In modern internal combustion engines, lambda sensors for determining the composition of the exhaust gas and for controlling the internal combustion engine are used to optimize the pollutant emission and the exhaust gas aftertreatment. Lambda sensors determine the oxygen content of the exhaust gas, which is used to regulate the air-fuel mixture supplied to the internal combustion engine and therefore the exhaust gas lambda upstream from a catalytic converter. The air and fuel supply of the internal combustion engine are regulated via a lambda control loop in such a way that an optimum composition of the exhaust gas is achieved for the exhaust gas aftertreatment by the catalytic converters provided in the exhaust duct of the internal combustion engine. In gasoline engines, lambda is generally regulated to 1, i.e., a stoichiometric ratio of air to fuel. The pollutant emission of the internal combustion engine may thus be minimized.
Various forms of lambda sensors are used. In a two-point lambda sensor, which is also referred to as a jump sensor or Nernst sensor, the voltage-lambda characteristic curve has a sudden drop at lambda=1. It therefore essentially permits the differentiation between rich exhaust gas (λ<1) during operation of the internal combustion engine with excess fuel and lean exhaust gas (λ>1) during operation with excess air and enables a regulation of the exhaust gas to a lambda of 1.
A broadband lambda sensor, also referred to as a continuous or linear lambda sensor, enables the measurement of the lambda value in the exhaust gas in a broad range around lambda=1. Therefore, for example, an internal combustion engine may also be regulated to a lean operation with excess air.
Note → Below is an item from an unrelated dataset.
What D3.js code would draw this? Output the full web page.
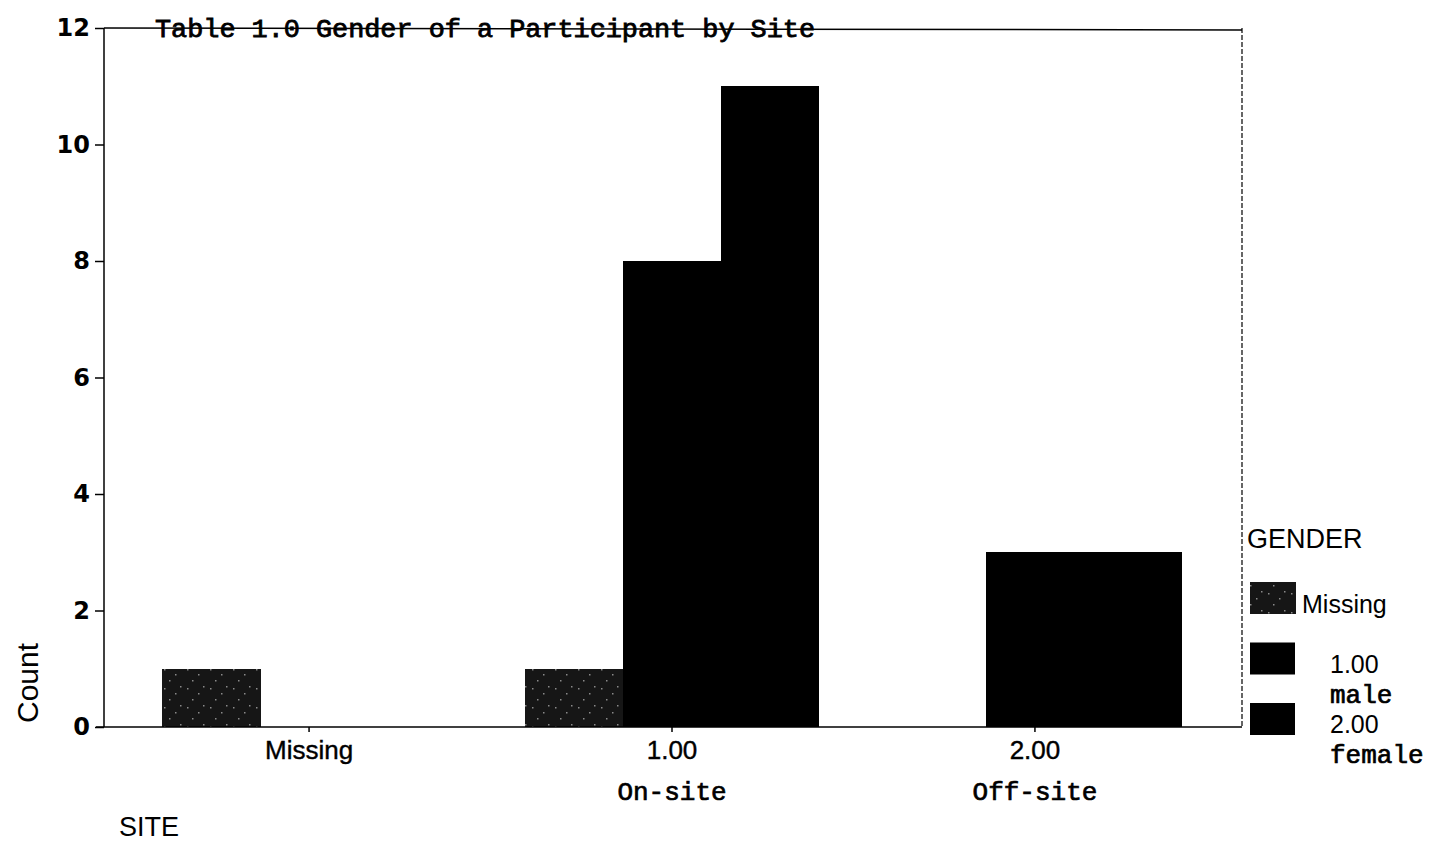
<!DOCTYPE html>
<html>
<head>
<meta charset="utf-8">
<script src="https://cdn.jsdelivr.net/npm/d3@7"></script>
<style>
  html, body { margin: 0; padding: 0; background: #fff; }
  svg { display: block; }
</style>
</head>
<body>
<svg id="chart" width="1441" height="843"></svg>
<script>
// ---- data ----
const sites = ["Missing", "1.00", "2.00"];
const siteSubLabels = ["", "On-site", "Off-site"];
const genders = ["Missing", "1.00", "2.00"];
const genderSubLabels = ["", "male", "female"];
const countMissingGender = [1, 1, 0];
const countMale = [0, 8, 3];
const countFemale = [0, 11, 3];
const yTicks = [0, 2, 4, 6, 8, 10, 12];
const titleText = "Table 1.0 Gender of a Participant by Site";

const seriesByGender = [countMissingGender, countMale, countFemale];
const rows = [];
sites.forEach((s, i) => genders.forEach((g, j) => rows.push({ site: s, gender: g, value: seriesByGender[j][i] })));

const svg = d3.select("#chart");
const plot = { left: 104, right: 1242, top: 28, bottom: 727 };
const mono = "'Liberation Mono', 'Courier New', monospace";
const sans = "'Liberation Sans', Arial, sans-serif";

const y = d3.scaleLinear().domain([0, 12]).range([plot.bottom, plot.top]);
const x0 = d3.scaleBand().domain(sites).range([plot.left, plot.right - 2]).paddingInner(0.19).paddingOuter(0.16);
const x1 = d3.scaleBand().domain(genders).range([0, x0.bandwidth()]);

// pattern for the "Missing" gender fill (dark, speckled)
const defs = svg.append("defs");
const pat = defs.append("pattern").attr("id", "speck").attr("patternUnits", "userSpaceOnUse")
  .attr("width", 23).attr("height", 19);
pat.append("rect").attr("width", 23).attr("height", 19).attr("fill", "#161616");
[[3, 4], [14, 9], [8, 15], [19, 2]].forEach(p =>
  pat.append("rect").attr("x", p[0]).attr("y", p[1]).attr("width", 1.5).attr("height", 1.5).attr("fill", "#8a8a8a"));

const fills = { "Missing": "url(#speck)", "1.00": "#000", "2.00": "#000" };

// bars
svg.append("g").attr("shape-rendering", "crispEdges")
  .selectAll("rect").data(rows.filter(d => d.value > 0)).join("rect")
  .attr("x", d => x0(d.site) + x1(d.gender))
  .attr("y", d => y(d.value))
  .attr("width", x1.bandwidth() + 0.5)
  .attr("height", d => y(0) - y(d.value))
  .attr("fill", d => fills[d.gender]);

// frame lines
svg.append("line").attr("x1", plot.left).attr("x2", plot.right).attr("y1", plot.top).attr("y2", plot.top + 2)
  .attr("stroke", "#000").attr("stroke-width", 1.5);
svg.append("line").attr("x1", plot.right).attr("x2", plot.right).attr("y1", plot.top).attr("y2", plot.bottom)
  .attr("stroke", "#000").attr("stroke-width", 1.2).attr("stroke-dasharray", "5,2");

// y axis
const yAxis = d3.axisLeft(y).tickValues(yTicks).tickSize(9).tickPadding(5);
const gy = svg.append("g").attr("transform", `translate(${plot.left},0)`).call(yAxis);
gy.select(".domain").attr("stroke", "#000").attr("stroke-width", 1.5).attr("d", `M0,${plot.top}V${plot.bottom}`);
gy.selectAll(".tick line").attr("stroke", "#000").attr("stroke-width", 1.5);
gy.selectAll(".tick text").attr("font-family", "'DejaVu Sans', sans-serif").attr("font-weight", "bold")
  .attr("font-size", 24).attr("fill", "#000");

// x axis
const xAxis = d3.axisBottom(x0).tickSize(5).tickPadding(8);
const gx = svg.append("g").attr("transform", `translate(0,${plot.bottom})`).call(xAxis);
gx.select(".domain").attr("stroke", "#000").attr("stroke-width", 1.5).attr("d", `M${plot.left - 8},0H${plot.right}`);
gx.selectAll(".tick line").attr("stroke", "#000").attr("stroke-width", 1.5);
gx.selectAll(".tick text").attr("font-family", sans)
  .attr("font-size", 26).attr("fill", "#000").attr("stroke", "#000").attr("stroke-width", 0.4)
  .attr("dy", "0.72em");
gx.selectAll(".tick").append("text")
  .text((d, i) => siteSubLabels[i])
  .attr("y", 73).attr("text-anchor", "middle")
  .attr("font-family", mono).attr("font-size", 26)
  .attr("fill", "#000").attr("stroke", "#000").attr("stroke-width", 0.7);

// title (sits on the top frame line)
svg.append("text").text(titleText)
  .attr("x", 155).attr("y", 37)
  .attr("font-family", mono)
  .attr("font-size", 25).attr("textLength", 660).attr("lengthAdjust", "spacingAndGlyphs")
  .attr("fill", "#000").attr("stroke", "#000").attr("stroke-width", 0.8);

// axis titles
svg.append("text").text("Count")
  .attr("transform", "translate(38,683) rotate(-90)")
  .attr("text-anchor", "middle")
  .attr("font-family", sans).attr("font-size", 30).attr("fill", "#000");
svg.append("text").text("SITE")
  .attr("x", 119).attr("y", 836)
  .attr("font-family", sans).attr("font-size", 27).attr("fill", "#000");

// legend
const lg = svg.append("g");
lg.append("text").text("GENDER").attr("x", 1247).attr("y", 548)
  .attr("font-family", sans).attr("font-size", 27).attr("fill", "#000");
const legY = d3.scalePoint().domain(genders).range([582, 703]);
lg.selectAll("rect.sw").data(genders).join("rect").attr("class", "sw")
  .attr("x", 1250).attr("y", d => legY(d))
  .attr("width", (d, i) => i === 0 ? 46 : 45).attr("height", 32)
  .attr("fill", d => fills[d]);
lg.selectAll("text.num").data(genders).join("text").attr("class", "num")
  .text(d => d)
  .attr("x", (d, i) => i === 0 ? 1302 : 1330)
  .attr("y", (d, i) => legY(d) + (i === 0 ? 31 : 30))
  .attr("font-family", sans).attr("font-size", 25).attr("fill", "#000");
lg.selectAll("text.sub").data(genders.slice(1)).join("text").attr("class", "sub")
  .text((d, i) => genderSubLabels[i + 1])
  .attr("x", 1330).attr("y", d => legY(d) + 60)
  .attr("font-family", mono).attr("font-size", 26)
  .attr("fill", "#000").attr("stroke", "#000").attr("stroke-width", 0.7);
</script>
</body>
</html>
A continuous lambda regulation upstream from the catalytic converter is also possible by way of a linearization of the sensor characteristic curve using a more cost-effective two-point lambda sensor in a restricted lambda range. The requirement for this purpose is that an unambiguous relationship exists between the sensor voltage of the two-point lambda sensor and lambda. This relationship must exist over the entire service life of the two-point lambda sensor, since otherwise the precision of the regulation is inadequate and impermissibly high emissions may occur. This condition is not met due to manufacturing tolerances and aging effects of the two-point lambda sensor.
To carry out a continuous lambda regulation using a two-point lambda sensor, determining and compensating for a voltage offset of the existing voltage-lambda characteristic curve in relation to a reference voltage-lambda characteristic curve of the two-point lambda sensor, which is constant over the entire lambda range, by an adjustment of the sensor voltage during overrun fuel cutoff of the internal combustion engine, in which no fuel is supplied to the internal combustion engine, is known. Building thereon, the publication DE 10 2010 027 984 A1 describes a method for operating an exhaust system of an internal combustion engine, in which at least one parameter of the exhaust gas flowing in an exhaust duct is detected by an exhaust sensor. It is provided that during an operating state of the internal combustion engine in which injection and combustion of fuel do not occur, fresh air is supplied to the exhaust duct upstream from the exhaust sensor with the aid of a fresh air supply associated with the exhaust system, and the exhaust sensor is adjusted during this and/or thereafter.
Sufficiently good compensation of the voltage offset is only possible, however, if it is equally strongly pronounced not only in the event of overrun fuel cutoff with correspondingly oxygenated exhaust gas, but rather in the entire lambda range. This may be the case if the voltage offset has a single cause. However, there are typically multiple superimposed causes for a deviation of the voltage-lambda characteristic curve in relation to the reference voltage-lambda characteristic curve. These may be pronounced at different strengths in various lambda ranges, whereby the voltage offset changes as a function of the exhaust gas lambda. In particular, the causes may be pronounced at different strengths in the lean lambda range and in the rich lambda range. Such a voltage offset dependent on the lambda cannot be sufficiently compensated for by an adjustment in the event of overrun fuel cutoff. A further disadvantage of the method is that modern engine concepts have fewer and fewer overrun phases, which restricts the possibility of such an overrun adjustment.
Therefore, two-point lambda sensors are usually used upstream from the catalytic converter with a two-point regulation. This has the disadvantage that in operating modes for which a lean or rich air-fuel mixture is necessary, for example, for catalytic converter diagnosis or for component protection, the target lambda may only be set by pilot control, but may not be regulated.